- **OBJECTIVE**: Every line containing the word "diagram" needs to be found and copied.

- **SOURCE MATERIAL**:
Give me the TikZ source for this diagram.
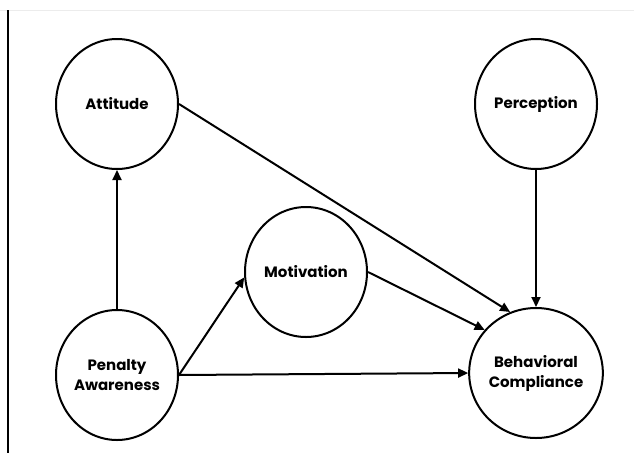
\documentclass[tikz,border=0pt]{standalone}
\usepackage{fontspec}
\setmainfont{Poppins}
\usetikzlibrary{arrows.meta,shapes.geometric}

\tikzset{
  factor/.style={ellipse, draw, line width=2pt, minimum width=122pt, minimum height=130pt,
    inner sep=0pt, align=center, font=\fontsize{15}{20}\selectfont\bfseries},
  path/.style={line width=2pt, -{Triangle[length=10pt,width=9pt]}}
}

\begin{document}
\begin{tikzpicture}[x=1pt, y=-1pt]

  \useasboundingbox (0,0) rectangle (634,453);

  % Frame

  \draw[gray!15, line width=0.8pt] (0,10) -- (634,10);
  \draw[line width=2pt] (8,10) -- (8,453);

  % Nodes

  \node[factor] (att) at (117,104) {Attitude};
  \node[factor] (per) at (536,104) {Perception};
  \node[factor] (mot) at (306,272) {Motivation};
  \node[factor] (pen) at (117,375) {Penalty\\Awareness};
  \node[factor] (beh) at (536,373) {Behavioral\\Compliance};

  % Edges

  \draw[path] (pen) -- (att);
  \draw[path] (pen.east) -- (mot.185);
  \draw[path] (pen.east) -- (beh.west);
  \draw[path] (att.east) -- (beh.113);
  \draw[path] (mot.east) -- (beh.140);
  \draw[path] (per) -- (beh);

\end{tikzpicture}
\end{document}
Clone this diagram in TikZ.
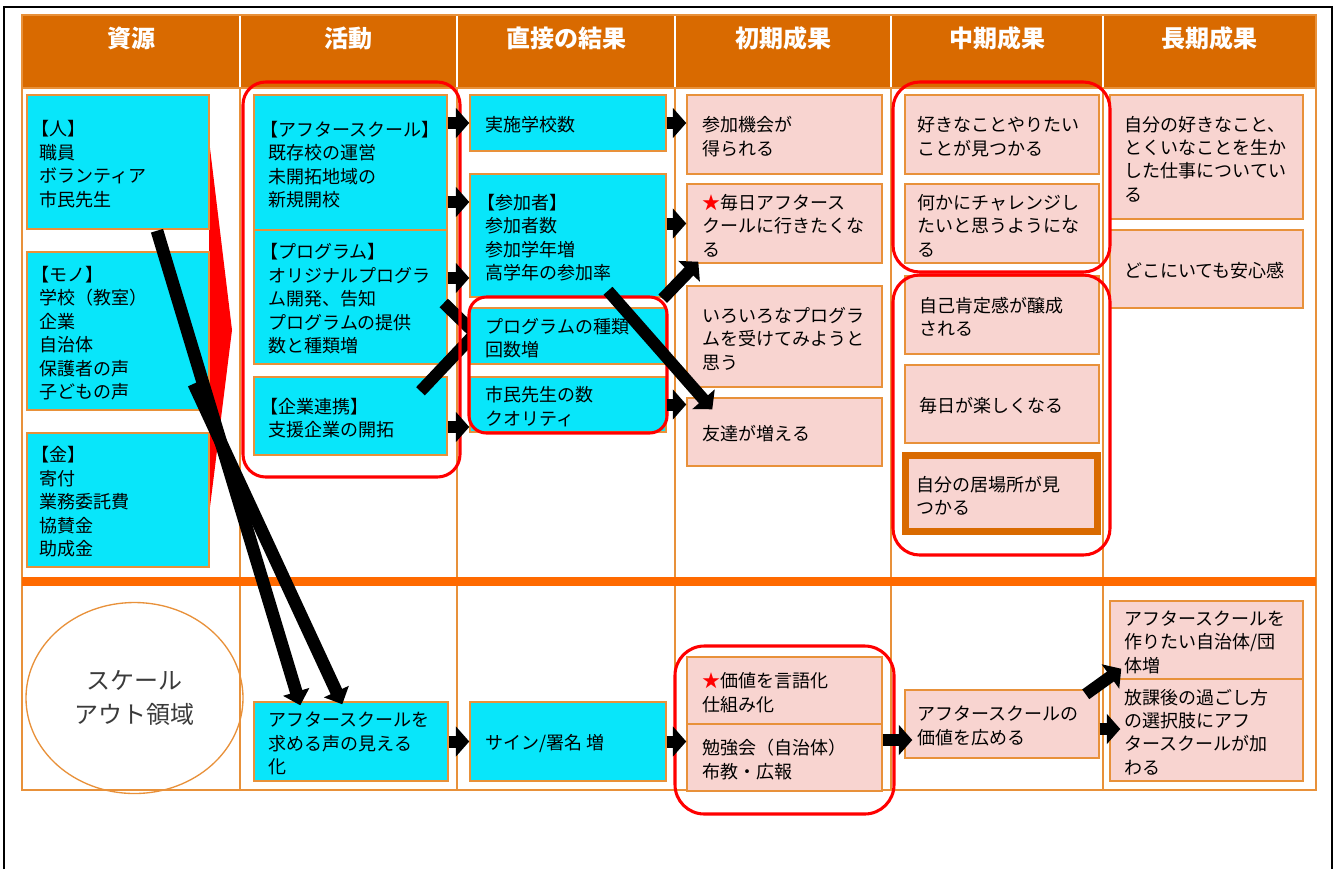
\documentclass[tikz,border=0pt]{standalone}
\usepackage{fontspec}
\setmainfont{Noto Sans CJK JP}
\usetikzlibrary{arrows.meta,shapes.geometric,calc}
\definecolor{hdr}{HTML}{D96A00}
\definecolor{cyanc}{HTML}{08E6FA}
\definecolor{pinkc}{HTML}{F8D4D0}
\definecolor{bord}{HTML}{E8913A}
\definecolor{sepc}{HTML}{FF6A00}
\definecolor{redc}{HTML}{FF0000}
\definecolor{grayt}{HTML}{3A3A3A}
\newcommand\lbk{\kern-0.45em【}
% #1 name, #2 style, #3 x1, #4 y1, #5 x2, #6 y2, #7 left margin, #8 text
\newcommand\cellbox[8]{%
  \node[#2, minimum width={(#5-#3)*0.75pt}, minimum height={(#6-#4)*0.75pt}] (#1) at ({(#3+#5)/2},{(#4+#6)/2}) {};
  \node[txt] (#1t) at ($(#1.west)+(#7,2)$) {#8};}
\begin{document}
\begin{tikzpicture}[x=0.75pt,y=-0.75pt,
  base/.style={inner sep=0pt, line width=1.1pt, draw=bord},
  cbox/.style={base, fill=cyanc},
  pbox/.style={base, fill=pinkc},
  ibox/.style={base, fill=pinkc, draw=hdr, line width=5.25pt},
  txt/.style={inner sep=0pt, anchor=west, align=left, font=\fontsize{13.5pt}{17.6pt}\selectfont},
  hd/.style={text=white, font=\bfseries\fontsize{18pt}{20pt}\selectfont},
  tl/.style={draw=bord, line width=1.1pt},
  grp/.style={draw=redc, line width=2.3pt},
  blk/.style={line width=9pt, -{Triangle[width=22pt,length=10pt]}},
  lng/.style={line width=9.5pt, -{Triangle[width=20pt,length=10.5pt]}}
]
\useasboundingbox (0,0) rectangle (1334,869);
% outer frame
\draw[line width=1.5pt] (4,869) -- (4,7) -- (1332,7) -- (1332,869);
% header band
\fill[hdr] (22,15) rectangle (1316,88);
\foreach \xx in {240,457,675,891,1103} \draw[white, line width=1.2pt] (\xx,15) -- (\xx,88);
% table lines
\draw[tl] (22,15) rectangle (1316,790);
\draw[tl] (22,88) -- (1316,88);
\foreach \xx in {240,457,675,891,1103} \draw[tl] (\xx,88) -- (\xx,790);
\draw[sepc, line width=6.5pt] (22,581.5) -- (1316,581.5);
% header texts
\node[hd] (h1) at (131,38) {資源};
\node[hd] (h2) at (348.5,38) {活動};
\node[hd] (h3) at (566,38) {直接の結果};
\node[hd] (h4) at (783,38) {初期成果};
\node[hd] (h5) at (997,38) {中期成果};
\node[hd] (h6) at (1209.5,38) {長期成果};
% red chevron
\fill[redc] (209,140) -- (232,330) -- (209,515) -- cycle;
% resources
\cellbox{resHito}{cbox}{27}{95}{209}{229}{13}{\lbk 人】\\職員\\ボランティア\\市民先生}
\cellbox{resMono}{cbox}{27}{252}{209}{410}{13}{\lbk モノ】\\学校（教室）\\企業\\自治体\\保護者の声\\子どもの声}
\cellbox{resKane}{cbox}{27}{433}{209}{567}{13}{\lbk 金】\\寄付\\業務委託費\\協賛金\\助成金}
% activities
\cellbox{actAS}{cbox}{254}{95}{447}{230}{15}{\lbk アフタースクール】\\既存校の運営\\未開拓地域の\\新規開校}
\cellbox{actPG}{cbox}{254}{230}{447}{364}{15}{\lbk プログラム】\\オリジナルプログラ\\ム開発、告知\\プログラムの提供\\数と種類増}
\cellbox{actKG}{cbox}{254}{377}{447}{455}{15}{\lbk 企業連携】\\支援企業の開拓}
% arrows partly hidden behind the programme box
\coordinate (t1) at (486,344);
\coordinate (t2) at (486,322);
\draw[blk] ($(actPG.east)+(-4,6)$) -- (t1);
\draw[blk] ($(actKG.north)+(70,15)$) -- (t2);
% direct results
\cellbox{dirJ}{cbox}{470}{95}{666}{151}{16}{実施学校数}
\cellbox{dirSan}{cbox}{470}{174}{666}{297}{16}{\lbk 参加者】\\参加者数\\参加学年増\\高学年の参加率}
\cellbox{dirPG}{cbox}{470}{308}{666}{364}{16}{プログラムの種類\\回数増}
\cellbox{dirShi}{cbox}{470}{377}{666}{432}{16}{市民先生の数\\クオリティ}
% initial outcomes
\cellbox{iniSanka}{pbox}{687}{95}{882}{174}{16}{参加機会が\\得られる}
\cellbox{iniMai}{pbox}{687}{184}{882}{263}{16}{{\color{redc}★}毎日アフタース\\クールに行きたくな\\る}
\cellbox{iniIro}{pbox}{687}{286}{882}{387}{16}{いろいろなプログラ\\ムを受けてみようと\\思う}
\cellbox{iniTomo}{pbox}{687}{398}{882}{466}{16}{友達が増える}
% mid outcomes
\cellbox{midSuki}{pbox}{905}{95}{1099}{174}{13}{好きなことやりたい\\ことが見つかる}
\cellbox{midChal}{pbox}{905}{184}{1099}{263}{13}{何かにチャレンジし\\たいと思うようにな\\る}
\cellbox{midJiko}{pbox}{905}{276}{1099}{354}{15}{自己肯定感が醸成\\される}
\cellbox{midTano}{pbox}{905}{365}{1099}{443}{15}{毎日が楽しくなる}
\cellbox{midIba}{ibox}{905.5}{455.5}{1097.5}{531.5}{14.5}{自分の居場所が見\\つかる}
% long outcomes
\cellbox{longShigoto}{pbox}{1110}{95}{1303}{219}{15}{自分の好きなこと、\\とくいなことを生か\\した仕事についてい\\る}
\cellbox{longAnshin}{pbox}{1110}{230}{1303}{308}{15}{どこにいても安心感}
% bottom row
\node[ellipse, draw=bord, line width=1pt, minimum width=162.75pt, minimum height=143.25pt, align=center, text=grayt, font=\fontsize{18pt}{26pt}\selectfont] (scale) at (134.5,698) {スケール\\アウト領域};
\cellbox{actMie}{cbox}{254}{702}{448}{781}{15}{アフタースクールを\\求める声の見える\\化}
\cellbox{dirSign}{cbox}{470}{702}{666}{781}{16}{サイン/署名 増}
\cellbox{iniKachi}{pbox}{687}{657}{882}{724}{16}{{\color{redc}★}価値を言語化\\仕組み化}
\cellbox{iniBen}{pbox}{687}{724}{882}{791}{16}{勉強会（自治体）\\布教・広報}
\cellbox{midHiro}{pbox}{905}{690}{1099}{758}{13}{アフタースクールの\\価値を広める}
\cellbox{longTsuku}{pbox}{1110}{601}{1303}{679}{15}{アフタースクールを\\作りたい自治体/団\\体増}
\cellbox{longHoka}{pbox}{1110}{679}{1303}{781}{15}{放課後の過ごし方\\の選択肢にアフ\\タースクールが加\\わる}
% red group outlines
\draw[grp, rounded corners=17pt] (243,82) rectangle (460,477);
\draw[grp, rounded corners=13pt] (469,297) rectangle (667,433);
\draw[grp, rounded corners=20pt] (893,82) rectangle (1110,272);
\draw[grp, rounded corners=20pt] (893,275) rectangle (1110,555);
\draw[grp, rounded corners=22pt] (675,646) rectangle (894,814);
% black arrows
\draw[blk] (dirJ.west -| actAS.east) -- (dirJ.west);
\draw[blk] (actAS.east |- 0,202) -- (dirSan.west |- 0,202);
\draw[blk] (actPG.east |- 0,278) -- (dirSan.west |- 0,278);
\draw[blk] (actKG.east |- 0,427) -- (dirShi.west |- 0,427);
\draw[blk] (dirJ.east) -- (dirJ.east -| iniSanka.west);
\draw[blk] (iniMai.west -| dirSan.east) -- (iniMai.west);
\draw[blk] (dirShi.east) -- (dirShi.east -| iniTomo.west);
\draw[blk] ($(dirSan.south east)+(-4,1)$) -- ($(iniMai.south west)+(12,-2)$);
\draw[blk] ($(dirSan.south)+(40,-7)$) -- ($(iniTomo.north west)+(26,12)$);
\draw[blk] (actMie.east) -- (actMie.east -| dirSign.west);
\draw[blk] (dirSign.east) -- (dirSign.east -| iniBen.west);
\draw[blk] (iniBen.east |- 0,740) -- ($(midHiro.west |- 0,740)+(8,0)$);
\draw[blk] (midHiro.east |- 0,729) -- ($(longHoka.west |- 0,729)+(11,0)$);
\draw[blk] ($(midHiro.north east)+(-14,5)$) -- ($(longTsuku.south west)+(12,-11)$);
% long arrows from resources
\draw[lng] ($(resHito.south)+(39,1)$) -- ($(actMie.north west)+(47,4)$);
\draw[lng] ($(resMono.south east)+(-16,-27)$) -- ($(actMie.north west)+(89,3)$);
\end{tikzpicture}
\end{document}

- **ANSWER TO THIS TASK**:
Give me the TikZ source for this diagram.
Clone this diagram in TikZ.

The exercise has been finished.